/---
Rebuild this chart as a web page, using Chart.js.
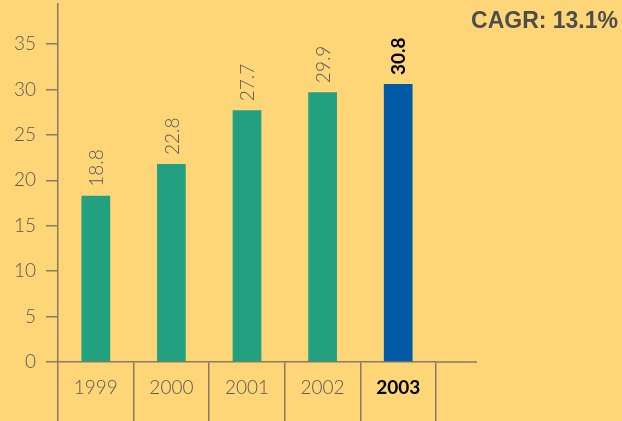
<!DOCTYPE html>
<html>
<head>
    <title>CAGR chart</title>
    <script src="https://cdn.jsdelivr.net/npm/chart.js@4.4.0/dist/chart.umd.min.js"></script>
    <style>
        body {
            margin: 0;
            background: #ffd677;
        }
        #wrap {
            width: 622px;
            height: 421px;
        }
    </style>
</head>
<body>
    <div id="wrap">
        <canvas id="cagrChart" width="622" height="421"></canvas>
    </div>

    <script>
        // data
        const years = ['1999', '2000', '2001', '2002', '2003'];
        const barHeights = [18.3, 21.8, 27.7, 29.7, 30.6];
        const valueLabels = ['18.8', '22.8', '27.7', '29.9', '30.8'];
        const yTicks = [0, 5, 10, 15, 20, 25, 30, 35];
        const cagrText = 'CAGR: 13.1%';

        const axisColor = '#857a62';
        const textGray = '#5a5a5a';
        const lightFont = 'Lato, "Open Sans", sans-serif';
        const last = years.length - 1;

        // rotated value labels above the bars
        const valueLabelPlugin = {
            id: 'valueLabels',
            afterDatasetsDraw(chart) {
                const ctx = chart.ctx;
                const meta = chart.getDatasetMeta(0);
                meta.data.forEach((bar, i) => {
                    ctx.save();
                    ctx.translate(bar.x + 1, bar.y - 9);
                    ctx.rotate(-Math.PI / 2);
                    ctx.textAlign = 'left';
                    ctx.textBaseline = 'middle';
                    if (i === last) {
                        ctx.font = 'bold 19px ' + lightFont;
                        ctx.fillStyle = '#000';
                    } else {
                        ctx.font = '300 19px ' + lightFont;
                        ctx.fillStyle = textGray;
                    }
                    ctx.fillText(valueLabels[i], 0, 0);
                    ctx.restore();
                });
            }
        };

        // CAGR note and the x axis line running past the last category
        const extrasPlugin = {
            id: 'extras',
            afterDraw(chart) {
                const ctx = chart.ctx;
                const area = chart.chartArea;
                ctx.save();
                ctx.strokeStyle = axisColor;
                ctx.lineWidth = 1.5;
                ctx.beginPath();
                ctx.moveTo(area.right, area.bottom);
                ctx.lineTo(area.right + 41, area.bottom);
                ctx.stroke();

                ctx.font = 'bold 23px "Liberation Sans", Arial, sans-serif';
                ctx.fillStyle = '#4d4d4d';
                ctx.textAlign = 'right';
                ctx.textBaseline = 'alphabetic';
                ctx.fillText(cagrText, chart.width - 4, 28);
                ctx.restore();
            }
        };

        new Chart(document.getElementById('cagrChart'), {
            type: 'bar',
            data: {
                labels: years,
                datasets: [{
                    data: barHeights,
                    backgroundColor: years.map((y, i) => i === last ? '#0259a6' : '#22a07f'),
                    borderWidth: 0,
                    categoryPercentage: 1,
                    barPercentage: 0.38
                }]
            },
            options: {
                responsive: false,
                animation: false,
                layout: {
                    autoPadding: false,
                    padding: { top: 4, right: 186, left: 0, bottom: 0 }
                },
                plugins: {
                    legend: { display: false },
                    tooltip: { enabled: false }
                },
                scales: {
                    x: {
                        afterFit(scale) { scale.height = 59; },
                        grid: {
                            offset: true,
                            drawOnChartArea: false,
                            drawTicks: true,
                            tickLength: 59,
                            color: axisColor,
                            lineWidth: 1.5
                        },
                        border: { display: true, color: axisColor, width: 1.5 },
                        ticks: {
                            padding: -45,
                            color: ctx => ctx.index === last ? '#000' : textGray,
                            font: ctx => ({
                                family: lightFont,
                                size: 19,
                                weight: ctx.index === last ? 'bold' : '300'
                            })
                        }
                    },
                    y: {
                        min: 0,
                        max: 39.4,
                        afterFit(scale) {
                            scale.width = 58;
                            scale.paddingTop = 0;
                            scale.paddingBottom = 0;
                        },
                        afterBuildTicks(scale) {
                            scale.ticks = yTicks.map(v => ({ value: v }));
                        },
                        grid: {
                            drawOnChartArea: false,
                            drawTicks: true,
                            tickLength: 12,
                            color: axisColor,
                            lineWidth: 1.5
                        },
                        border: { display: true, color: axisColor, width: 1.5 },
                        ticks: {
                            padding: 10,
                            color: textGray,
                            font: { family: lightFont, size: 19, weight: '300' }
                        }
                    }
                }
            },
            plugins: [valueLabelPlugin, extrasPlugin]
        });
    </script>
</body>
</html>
\---
Each line of the data should be quoted exactly, with pictures left out.

• Answer to this problem
Rebuild this chart as a web page, using Chart.js.
<!DOCTYPE html>
<html>
<head>
    <title>CAGR chart</title>
    <script src="https://cdn.jsdelivr.net/npm/chart.js@4.4.0/dist/chart.umd.min.js"></script>
    <style>
        body {
            margin: 0;
            background: #ffd677;
        }
        #wrap {
            width: 622px;
            height: 421px;
        }
    </style>
</head>
<body>
    <div id="wrap">
        <canvas id="cagrChart" width="622" height="421"></canvas>
    </div>

    <script>
        // data
        const years = ['1999', '2000', '2001', '2002', '2003'];
        const barHeights = [18.3, 21.8, 27.7, 29.7, 30.6];
        const valueLabels = ['18.8', '22.8', '27.7', '29.9', '30.8'];
        const yTicks = [0, 5, 10, 15, 20, 25, 30, 35];
        const cagrText = 'CAGR: 13.1%';

        const axisColor = '#857a62';
        const textGray = '#5a5a5a';
        const lightFont = 'Lato, "Open Sans", sans-serif';
        const last = years.length - 1;

        // rotated value labels above the bars
        const valueLabelPlugin = {
            id: 'valueLabels',
            afterDatasetsDraw(chart) {
                const ctx = chart.ctx;
                const meta = chart.getDatasetMeta(0);
                meta.data.forEach((bar, i) => {
                    ctx.save();
                    ctx.translate(bar.x + 1, bar.y - 9);
                    ctx.rotate(-Math.PI / 2);
                    ctx.textAlign = 'left';
                    ctx.textBaseline = 'middle';
                    if (i === last) {
                        ctx.font = 'bold 19px ' + lightFont;
                        ctx.fillStyle = '#000';
                    } else {
                        ctx.font = '300 19px ' + lightFont;
                        ctx.fillStyle = textGray;
                    }
                    ctx.fillText(valueLabels[i], 0, 0);
                    ctx.restore();
                });
            }
        };

        // CAGR note and the x axis line running past the last category
        const extrasPlugin = {
            id: 'extras',
            afterDraw(chart) {
                const ctx = chart.ctx;
                const area = chart.chartArea;
                ctx.save();
                ctx.strokeStyle = axisColor;
                ctx.lineWidth = 1.5;
                ctx.beginPath();
                ctx.moveTo(area.right, area.bottom);
                ctx.lineTo(area.right + 41, area.bottom);
                ctx.stroke();

                ctx.font = 'bold 23px "Liberation Sans", Arial, sans-serif';
                ctx.fillStyle = '#4d4d4d';
                ctx.textAlign = 'right';
                ctx.textBaseline = 'alphabetic';
                ctx.fillText(cagrText, chart.width - 4, 28);
                ctx.restore();
            }
        };

        new Chart(document.getElementById('cagrChart'), {
            type: 'bar',
            data: {
                labels: years,
                datasets: [{
                    data: barHeights,
                    backgroundColor: years.map((y, i) => i === last ? '#0259a6' : '#22a07f'),
                    borderWidth: 0,
                    categoryPercentage: 1,
                    barPercentage: 0.38
                }]
            },
            options: {
                responsive: false,
                animation: false,
                layout: {
                    autoPadding: false,
                    padding: { top: 4, right: 186, left: 0, bottom: 0 }
                },
                plugins: {
                    legend: { display: false },
                    tooltip: { enabled: false }
                },
                scales: {
                    x: {
                        afterFit(scale) { scale.height = 59; },
                        grid: {
                            offset: true,
                            drawOnChartArea: false,
                            drawTicks: true,
                            tickLength: 59,
                            color: axisColor,
                            lineWidth: 1.5
                        },
                        border: { display: true, color: axisColor, width: 1.5 },
                        ticks: {
                            padding: -45,
                            color: ctx => ctx.index === last ? '#000' : textGray,
                            font: ctx => ({
                                family: lightFont,
                                size: 19,
                                weight: ctx.index === last ? 'bold' : '300'
                            })
                        }
                    },
                    y: {
                        min: 0,
                        max: 39.4,
                        afterFit(scale) {
                            scale.width = 58;
                            scale.paddingTop = 0;
                            scale.paddingBottom = 0;
                        },
                        afterBuildTicks(scale) {
                            scale.ticks = yTicks.map(v => ({ value: v }));
                        },
                        grid: {
                            drawOnChartArea: false,
                            drawTicks: true,
                            tickLength: 12,
                            color: axisColor,
                            lineWidth: 1.5
                        },
                        border: { display: true, color: axisColor, width: 1.5 },
                        ticks: {
                            padding: 10,
                            color: textGray,
                            font: { family: lightFont, size: 19, weight: '300' }
                        }
                    }
                }
            },
            plugins: [valueLabelPlugin, extrasPlugin]
        });
    </script>
</body>
</html>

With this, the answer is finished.